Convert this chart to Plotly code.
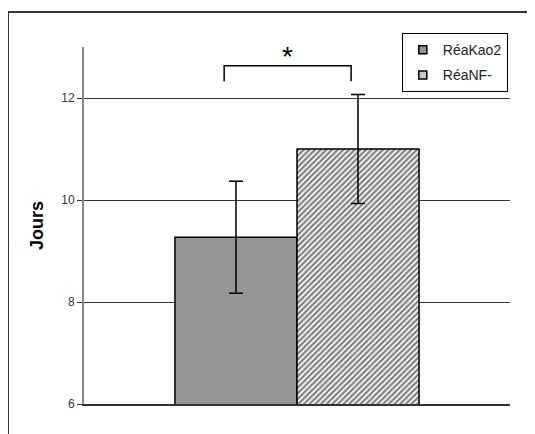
import plotly.graph_objects as go

series = ["RéaKao2", "RéaNF-"]
means = [9.27, 11.0]
errors = [1.1, 1.07]
category = ["Groupe"]
y_ticks = [6, 8, 10, 12]
y_title = "Jours"
sig_label = "*"

FONT = "Liberation Sans, Arial, sans-serif"
L, T, PW, PH = 76, 39, 426, 357

fig = go.Figure()
fig.add_trace(go.Bar(
    name=series[0], x=category, y=[means[0]], showlegend=False,
    marker=dict(color="#969696", line=dict(color="black", width=1.5)),
    error_y=dict(type="data", array=[errors[0]], color="black", thickness=1.5, width=7),
))
fig.add_trace(go.Bar(
    name=series[1], x=category, y=[means[1]], showlegend=False,
    marker=dict(color="white", line=dict(color="black", width=1.5),
                pattern=dict(shape="/", fgcolor="black", bgcolor="white", size=4, solidity=0.55)),
    error_y=dict(type="data", array=[errors[1]], color="black", thickness=1.5, width=7),
))
# legend entries (small square keys)
fig.add_trace(go.Scatter(name=series[0], x=[None], y=[None], mode="markers", legendgroup="a",
                         marker=dict(symbol="square", size=8, color="#969696",
                                     line=dict(color="black", width=1.5))))
fig.add_trace(go.Scatter(name=series[1], x=[None], y=[None], mode="markers", legendgroup="b",
                         marker=dict(symbol="square", size=8, color="#c8c8c8",
                                     line=dict(color="black", width=1.5))))

# significance bracket
bx0, bx1, by_top, by_bot = 0.329, 0.627, 12.63, 12.33
fig.add_shape(type="path", xref="paper", yref="y",
              path=f"M {bx0} {by_bot} L {bx0} {by_top} L {bx1} {by_top} L {bx1} {by_bot}",
              line=dict(color="black", width=1.5))
fig.add_annotation(x=(bx0 + bx1) / 2, y=by_top, xref="paper", yref="y", text=sig_label,
                   showarrow=False, yanchor="bottom", yshift=-8,
                   font=dict(size=28, family=FONT, color="black"))

# outer frame
fig.add_shape(type="rect", xref="paper", yref="paper",
              x0=(0 - L) / PW, x1=1.3, y0=-0.3, y1=(T + PH - 4) / PH,
              line=dict(color="#333333", width=2), fillcolor="rgba(0,0,0,0)", layer="below")

fig.update_layout(
    width=535, height=434,
    margin=dict(l=L, r=535 - L - PW, t=T, b=434 - T - PH),
    paper_bgcolor="white", plot_bgcolor="white",
    barmode="group", bargap=0.427, bargroupgap=0,
    font=dict(family=FONT, size=12, color="#222222"),
    showlegend=True,
    legend=dict(x=0.746, y=1.039, xanchor="left", yanchor="top",
                bordercolor="black", borderwidth=1, bgcolor="white",
                font=dict(size=14, color="#222222", family=FONT),
                tracegroupgap=4, itemwidth=30),
    xaxis=dict(showticklabels=False, ticks="", showline=True, linecolor="#333333",
               linewidth=1.5, showgrid=False),
    yaxis=dict(range=[6, 13], tickvals=y_ticks, ticks="outside", ticklen=5,
               tickcolor="#333333", showline=True, linecolor="#888888", linewidth=2,
               showgrid=True, gridcolor="#333333", gridwidth=1, zeroline=False,
               tickfont=dict(size=12, color="#333333"),
               title=dict(text=f"<b>{y_title}</b>", font=dict(size=18, color="black"),
                          standoff=13)),
)

fig.write_html("out.html")
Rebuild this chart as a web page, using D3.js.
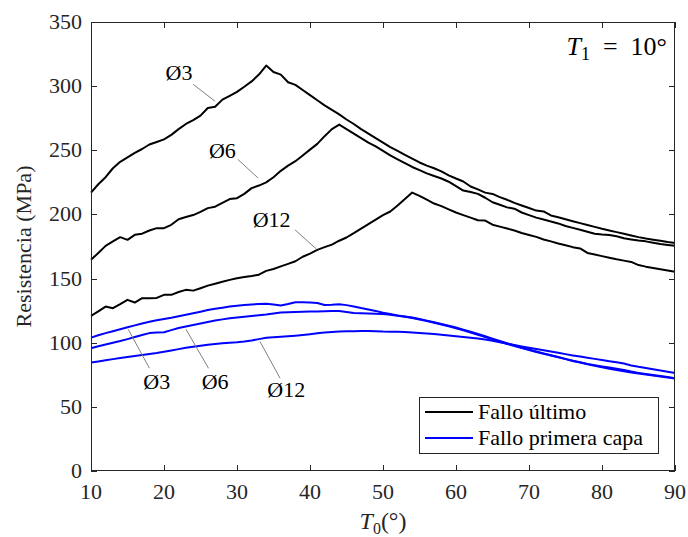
<!DOCTYPE html>
<html><head><meta charset="utf-8">
<script src="https://cdn.jsdelivr.net/npm/d3@7"></script>
<style>body{margin:0;background:#fff}</style>
</head><body><svg id="c" width="688" height="537" font-family="'Liberation Serif', 'DejaVu Serif', serif"></svg>
<script>
const T = d3.range(10, 91);
const xTicks = [10,20,30,40,50,60,70,80,90];
const yTicks = [0,50,100,150,200,250,300,350];
const seriesNames = ["Fallo último","Fallo primera capa"];
const ult3 = [217,223.5,229,236,241,244.5,248,251,254.5,256.5,258.5,262,266.5,270.5,273.5,277,283,284,289.5,292.5,295.5,299.5,303.7,309,316,311,309,303,301,297,293,289,285,281.5,278,274,270.5,266.5,263,259.5,256,252.5,249.5,246.5,243.5,240.5,238,236,233.5,230.5,228,225.7,221.8,219.5,217,216,213.5,211.4,209,207,205,203,202.3,199.2,197.8,196.2,194.7,193.2,191.8,190.3,188.8,187.5,186.2,185,183.6,182.3,181.2,180.3,179.5,178.5,177.7];
const ult6 = [164.6,170,175.5,179,182.3,180.2,184.1,185,187.5,189.3,189.3,191.9,196.3,198,199.5,202,204.9,206,209,212,212.7,216,220.5,222.5,225,229,234,238,241.5,246,250.5,255,261,266.5,270,266.5,263,259.5,256,253,249.5,246,243,240,237,234.5,232,230,228,225.5,222,218.6,217.5,216,213,209.5,207.5,205.5,204.5,201.5,199.5,197.5,196,194.5,193,191,189.5,188,186.5,185,184.3,184,183,181.5,180.5,179.6,179,178,177,176.2,175.5];
const ult12 = [120.9,124.5,128.2,126.9,130,133.4,131.3,134.7,134.7,134.9,137.3,137.3,139.5,141.2,140.6,142.5,144.5,146,147.5,149,150.3,151.2,152,153,156,157.5,159.5,161.5,163.5,167,169.5,172.4,174.5,176.5,179.5,182,185.5,189,192.5,196,199.5,202.3,207,212,217,214.5,211.5,208.5,206.5,204,201.5,199.5,197.5,195.5,195.2,192,190.5,189,187.5,185.5,184,182.5,180.5,179,177.3,176,174.5,173.5,170,168.8,167.5,166.3,165,164,163,160.5,159.3,158.3,157.3,156.3,155.3];
const fpf3 = [104,105.8,107.5,109,110.5,112,113.5,115,116.3,117.5,118.5,119.5,120.7,121.8,123,124.2,125.5,126.5,127.3,128.2,128.9,129.4,129.8,130.1,130.3,129.8,129,130.2,131.6,131.6,131.4,131,129.4,129.6,130,129.3,128.3,127,125.9,124.8,123.3,122.3,121.3,120.5,119.6,118.5,117.2,115.9,114.6,113.3,111.8,110.2,108.5,106.8,105,103.2,101.4,99.6,97.9,96.3,94.7,93.2,91.7,90.2,88.8,87.4,86,84.7,83.5,82.5,81.5,80.6,79.7,78.7,77.5,76.5,75.6,74.8,74,73.2,72.4];
const fpf6 = [95.7,97.2,98.6,100,101.3,102.8,104.4,106,107.5,107.9,108.2,109.8,111.5,112.7,113.8,115,116.2,117.3,118.2,119,119.7,120.3,120.9,121.5,122,122.8,123.5,123.8,124,124.2,124.3,124.4,124.5,124.7,124.8,124,123.2,122.9,122.7,122.5,122.4,121.8,121,120.2,119.2,118.1,116.9,115.6,114.2,112.8,111.3,109.7,108,106.2,104.4,102.6,100.8,99,97.4,95.8,94.3,92.8,91.4,90,88.6,87.2,85.8,84.5,83.2,82,80.8,79.7,78.7,77.7,76.8,76,75.2,74.4,73.6,72.8,72];
const fpf12 = [84.5,85.4,86.3,87.2,88,88.8,89.6,90.4,91.2,92,93,94,95,96,96.9,97.7,98.4,99,99.6,100,100.4,101,101.8,102.8,103.8,104.3,104.7,105.1,105.5,106,106.6,107.3,108,108.4,108.7,108.9,109,109.1,109.2,109,108.7,108.6,108.6,108.3,108,107.6,107.2,106.8,106.3,105.7,105.1,104.5,103.9,103.3,102.5,101.5,100.4,99.3,98.2,97.1,96.1,95.1,94.1,93.1,92.1,91.1,90.1,89.2,88.3,87.4,86.5,85.6,84.7,83.8,82.3,81.2,80.3,79.4,78.4,77.4,76.4];

// annotation labels: text, label anchor (T, MPa), leader from/to (T, MPa)
const annotations = [
  {t:"Ø3",  at:[22.05,305], a:[24.0,301.4], b:[27.0,288.2]},
  {t:"Ø6",  at:[28.0,244],  a:[30.1,243],   b:[32.9,228.3]},
  {t:"Ø12", at:[34.75,190.3], a:[37.95,188], b:[40.9,172.9]},
  {t:"Ø3",  at:[19.0,64],   a:[15.1,110.5], b:[18.0,80.1]},
  {t:"Ø6",  at:[27.0,64],   a:[23.0,110.5], b:[26.1,80.1]},
  {t:"Ø12", at:[36.75,57.7], a:[33.15,100.9], b:[35.9,72.3]}
];

const svg = d3.select("#c");
const L=91, R=675, Tp=22, B=471;
const x = d3.scaleLinear().domain([10,90]).range([L,R]);
const y = d3.scaleLinear().domain([0,350]).range([B,Tp]);
const axc = "#262626";
const FS = 22;

svg.append("rect").attr("width",688).attr("height",537).attr("fill","#fff");

const line = d3.line().x((d,i)=>x(T[i])).y(d=>y(d));
[[ult3,"#000"],[ult6,"#000"],[ult12,"#000"],[fpf3,"#0000ff"],[fpf6,"#0000ff"],[fpf12,"#0000ff"]].forEach(([s,c])=>{
  svg.append("path").attr("d",line(s)).attr("fill","none").attr("stroke",c).attr("stroke-width",2).attr("stroke-linejoin","round");
});

annotations.forEach(a=>{
  svg.append("line").attr("x1",x(a.a[0])).attr("y1",y(a.a[1])).attr("x2",x(a.b[0])).attr("y2",y(a.b[1]))
    .attr("stroke","#808080").attr("stroke-width",1);
  svg.append("text").attr("x",x(a.at[0])).attr("y",y(a.at[1])).attr("text-anchor","middle")
    .attr("font-size",FS).attr("fill","#000").text(a.t);
});

svg.append("rect").attr("x",L+0.5).attr("y",Tp+0.5).attr("width",R-L-1).attr("height",B-Tp-1)
  .attr("fill","none").attr("stroke",axc).attr("stroke-width",1);
const tk = 6;
xTicks.forEach(v=>{
  const px = Math.round(x(v))+0.5;
  svg.append("line").attr("x1",px).attr("x2",px).attr("y1",B).attr("y2",B-tk).attr("stroke",axc);
  svg.append("line").attr("x1",px).attr("x2",px).attr("y1",Tp).attr("y2",Tp+tk).attr("stroke",axc);
  svg.append("text").attr("x",x(v)).attr("y",B+28).attr("text-anchor","middle").attr("font-size",FS).attr("fill",axc).text(v);
});
yTicks.forEach(v=>{
  const py = Math.round(y(v))+0.5;
  svg.append("line").attr("x1",L).attr("x2",L+tk).attr("y1",py).attr("y2",py).attr("stroke",axc);
  svg.append("line").attr("x1",R).attr("x2",R-tk).attr("y1",py).attr("y2",py).attr("stroke",axc);
  svg.append("text").attr("x",L-9).attr("y",y(v)+7).attr("text-anchor","end").attr("font-size",FS).attr("fill",axc).text(v);
});

const xl = svg.append("text").attr("x",(L+R)/2).attr("y",529).attr("text-anchor","middle").attr("font-size",24).attr("fill",axc);
xl.append("tspan").attr("font-style","italic").text("T");
xl.append("tspan").attr("font-size",16).attr("dy",5).text("0");
xl.append("tspan").attr("dy",-5).text("(°)");
svg.append("text").attr("transform",`translate(31,${(Tp+B)/2}) rotate(-90)`).attr("text-anchor","middle")
  .attr("font-size",FS).attr("fill",axc).text("Resistencia (MPa)");

const t1 = svg.append("text").attr("x",R-8).attr("y",55).attr("text-anchor","end").attr("font-size",26).attr("fill","#000");
t1.append("tspan").attr("font-style","italic").text("T");
t1.append("tspan").attr("font-size",18).attr("dy",5).text("1");
t1.append("tspan").attr("dy",-5).text("\u2002=\u200210°");

const lg = svg.append("g");
lg.append("rect").attr("x",419.5).attr("y",397.5).attr("width",239).attr("height",56).attr("fill","#fff").attr("stroke",axc);
[["#000",412],["#0000ff",438]].forEach(([c,yy],i)=>{
  lg.append("line").attr("x1",425).attr("x2",473).attr("y1",yy).attr("y2",yy).attr("stroke",c).attr("stroke-width",2);
  lg.append("text").attr("x",478).attr("y",yy+7).attr("font-size",FS).attr("fill","#000").text(seriesNames[i]);
});
</script></body></html>
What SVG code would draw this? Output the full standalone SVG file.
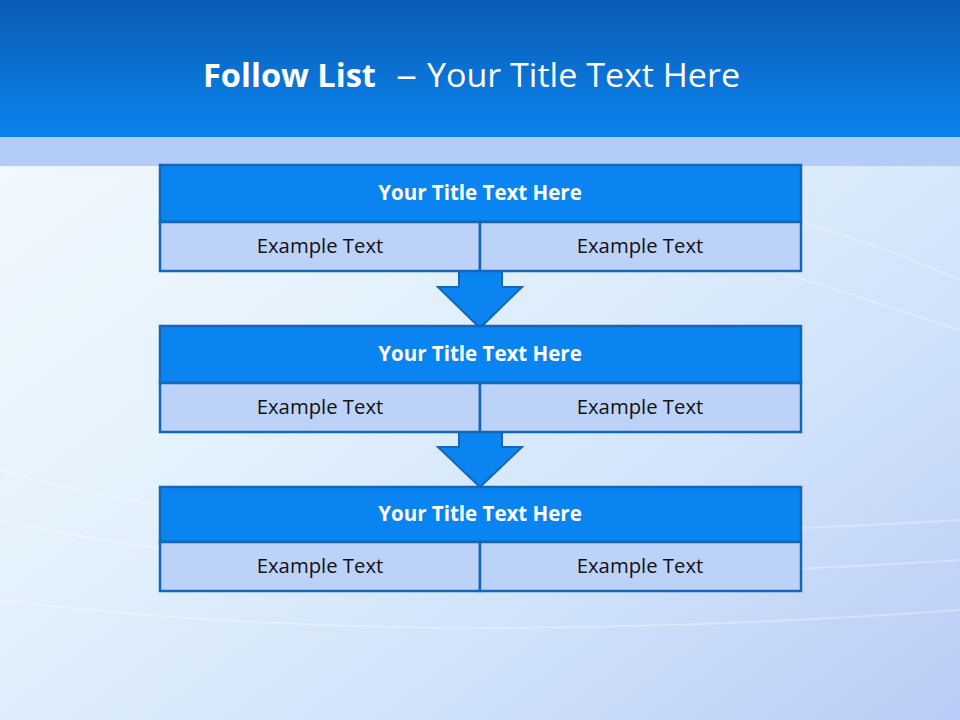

▸ **Required task**: Print the data above verbatim from the first line through the line holding "L, T, PW, PH = 76, 39, 426, 357", leaving every picture out.

▸ **Exercise result**:
Convert this chart to Plotly code.
import plotly.graph_objects as go

series = ["RéaKao2", "RéaNF-"]
means = [9.27, 11.0]
errors = [1.1, 1.07]
category = ["Groupe"]
y_ticks = [6, 8, 10, 12]
y_title = "Jours"
sig_label = "*"

FONT = "Liberation Sans, Arial, sans-serif"
L, T, PW, PH = 76, 39, 426, 357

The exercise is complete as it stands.